500 of You

July 09, 2024

When you meditate, you’ve got the mind training the mind. This is where the image of the committee comes in useful, because there are some parts of the mind that don’t want to be trained. They want to do things their old ways. But you have to remember, the Buddha’s basic message is that your old ways are causing you to suffer. If you really want happiness, you have to change your ways. The part of the mind that realizes that that’s true becomes the trainer inside and it has to deal with all the other members of the committee. The weird thing about this committee is that everybody looks like you. Everybody sounds like you. So you have to be very careful to figure out who’s the genuine you, who’s not.

It’s like that story that they tell about Ven. Culapanthaka. His older brother, Ven. Mahapanthaka, was ashamed of him because Culapanthaka was pretty stupid. He couldn’t even memorize a meditation topic properly.

One day the monks were invited out for a meal. Mahapanthaka didn’t include his brother in the invitation.
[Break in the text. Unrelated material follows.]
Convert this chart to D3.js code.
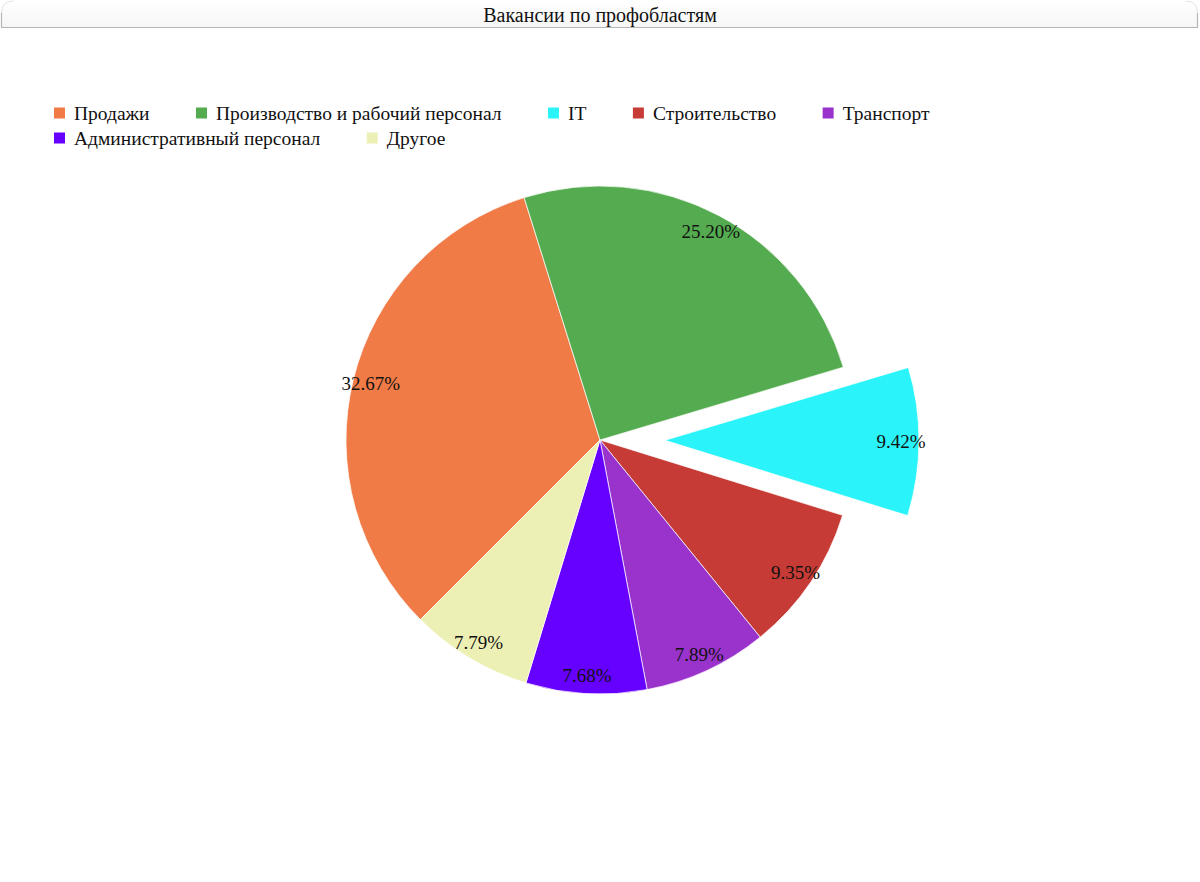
<!DOCTYPE html>
<html>
<head>
<meta charset="utf-8">
<script src="https://cdn.jsdelivr.net/npm/d3@7"></script>
<style>
  html, body { margin: 0; padding: 0; background: #fff; }
  svg { display: block; font-family: "Liberation Serif", "Times New Roman", serif; }
</style>
</head>
<body>
<svg id="chart" width="1200" height="882"></svg>
<script>
const title = "Вакансии по профобластям";
const categories = ["Продажи", "Производство и рабочий персонал", "IT", "Строительство", "Транспорт", "Административный персонал", "Другое"];
const values = [32.67, 25.20, 9.42, 9.35, 7.89, 7.68, 7.79];
const colors = ["#F07B47", "#55AC50", "#2AF4F9", "#C63B35", "#9933CC", "#6600FF", "#EDF0B4"];
const exploded = ["IT"];

const W = 1200, H = 882;
const svg = d3.select("#chart");

// title bar
const defs = svg.append("defs");
const grad = defs.append("linearGradient").attr("id", "tg").attr("x1", 0).attr("y1", 0).attr("x2", 0).attr("y2", 1);
grad.append("stop").attr("offset", "0%").attr("stop-color", "#ffffff");
grad.append("stop").attr("offset", "100%").attr("stop-color", "#f6f6f6");
const bx0 = 1.5, bx1 = 1197.5, by0 = 1, by1 = 27.5, br = 12;
svg.append("path")
  .attr("d", `M${bx0},${by1} L${bx0},${by0 + br} Q${bx0},${by0} ${bx0 + br},${by0} L${bx1 - br},${by0} Q${bx1},${by0} ${bx1},${by0 + br} L${bx1},${by1} Z`)
  .attr("fill", "url(#tg)").attr("stroke", "none");
svg.append("path")
  .attr("d", `M${bx0},${by0 + br} L${bx0},${by1} L${bx1},${by1} L${bx1},${by0 + br}`)
  .attr("fill", "none").attr("stroke", "#b5b5b5").attr("stroke-width", 1.2);
svg.append("path")
  .attr("d", `M${bx0},${by0 + br} Q${bx0},${by0} ${bx0 + br},${by0}`)
  .attr("fill", "none").attr("stroke", "#e4e4e4").attr("stroke-width", 1);
svg.append("path")
  .attr("d", `M${bx1 - br},${by0} Q${bx1},${by0} ${bx1},${by0 + br}`)
  .attr("fill", "none").attr("stroke", "#e4e4e4").attr("stroke-width", 1);
svg.append("text")
  .attr("x", W / 2).attr("y", 22)
  .attr("text-anchor", "middle")
  .attr("font-size", 20)
  .attr("fill", "#111")
  .text(title);

// legend
const color = d3.scaleOrdinal().domain(categories).range(colors);
const legend = svg.append("g");
const lx0 = 54, ly0 = 113, rowH = 25, maxX = 1150, sq = 11, gap = 9, pad = 46.5;
let lx = lx0, ly = ly0;
categories.forEach(c => {
  const g = legend.append("g");
  const t = g.append("text").attr("font-size", 19.5).attr("fill", "#111")
    .attr("dominant-baseline", "central").text(c);
  const tw = t.node().getComputedTextLength();
  const w = sq + gap + tw;
  if (lx + w > maxX && lx > lx0) { lx = lx0; ly += rowH; }
  g.attr("transform", `translate(${lx},${ly})`);
  g.insert("rect", "text").attr("x", 0).attr("y", -sq / 2).attr("width", sq).attr("height", sq)
    .attr("fill", color(c));
  t.attr("x", sq + gap).attr("y", 0.5);
  lx += w + pad;
});

// pie
const cx = 600, cy = 440, R = 254, explode = 65, labelR = 236;
const start = -135 * Math.PI / 180;
const pie = d3.pie().sort(null).value(d => d.v).startAngle(start).endAngle(start + 2 * Math.PI);
const data = categories.map((c, i) => ({ c, v: values[i] }));
const arcs = pie(data);
const arc = d3.arc().innerRadius(0).outerRadius(R);
const g = svg.append("g").attr("transform", `translate(${cx},${cy})`);

function offset(d) {
  if (!exploded.includes(d.data.c)) return [0, 0];
  const a = (d.startAngle + d.endAngle) / 2;
  return [explode * Math.sin(a), -explode * Math.cos(a)];
}

g.selectAll("path.slice").data(arcs).enter().append("path")
  .attr("class", "slice")
  .attr("d", arc)
  .attr("transform", d => { const o = offset(d); return `translate(${o[0]},${o[1]})`; })
  .attr("fill", d => color(d.data.c))
  .attr("stroke", "#ffffff").attr("stroke-opacity", 0.7).attr("stroke-width", 1);

g.selectAll("text.lbl").data(arcs).enter().append("text")
  .attr("class", "lbl")
  .attr("x", d => { const a = (d.startAngle + d.endAngle) / 2; return offset(d)[0] + labelR * Math.sin(a); })
  .attr("y", d => { const a = (d.startAngle + d.endAngle) / 2; return offset(d)[1] - labelR * Math.cos(a); })
  .attr("text-anchor", "middle")
  .attr("dominant-baseline", "central")
  .attr("font-size", 19)
  .attr("fill", "#111")
  .text(d => d.data.v.toFixed(2) + "%");
</script>
</body>
</html>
So Culapanthaka was upset. He went and meditated. His mind entered the jhanas and he developed psychic powers. When the Buddha found out that Culapanthaka was ready to come, he told the sponsor of the meal that there was one more monk who had to come.

The sponsor sent one of his servants to invite Culapanthaka. Culapanthaka made himself into many different versions of himself, 500 Culapanthakas all over the monastery. So the servant went up to one of them and asked him, “Where’s Culapanthaka?” The first one pointed to somebody else. The servant went to the second one, who pointed to somebody else. This kept up for quite a while. So the servant went back and told the Buddha. The Buddha said, “The next time you go, as soon as the first monk is about to open his mouth, grab hold of his arm.” So the servant did, and all 500 Culapanthakas got concentrated back into that one.
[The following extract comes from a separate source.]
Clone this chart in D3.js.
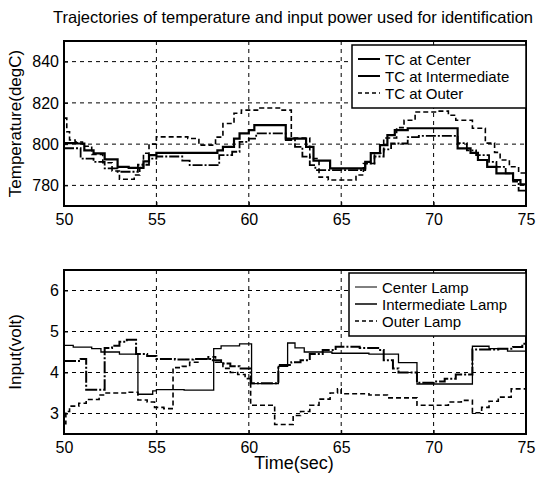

You’ve got a committee that’s like that: versions of you all over the place, with all of them pointing to somebody else as being responsible for the problems in the mind. You’ve got to say, “Okay, whoever I’m speaking to right now, that’s the first problem I’ve got to deal with.”

There’s a story they tell. The King of Thailand came to see Luang Pu Dune once and asked him what order the defilements should be dealt with. Luang Pu Dune said, “Whichever one comes up first, deal with that one first.” So whatever is coming up in your mind that’s obstreperous and not going along with the training, you’ve got to deal with that. As you deal more skillfully, convincing everyone in the mind that this is for your own good, then the training gets a lot easier. Things go more smoothly inside.

So no matter how much you may pick up from an outside teacher, you’ve got to have an internal teacher looking after you all the time. Identify with that internal teacher as much as you can. Train that internal teacher so that it’s really good, really skillful, and all the other versions of you will begin to fall in line. When everybody falls in line, that’s when the mind really can be unified. It’s when the mind is unified that it can find a lasting sense of genuine well-being.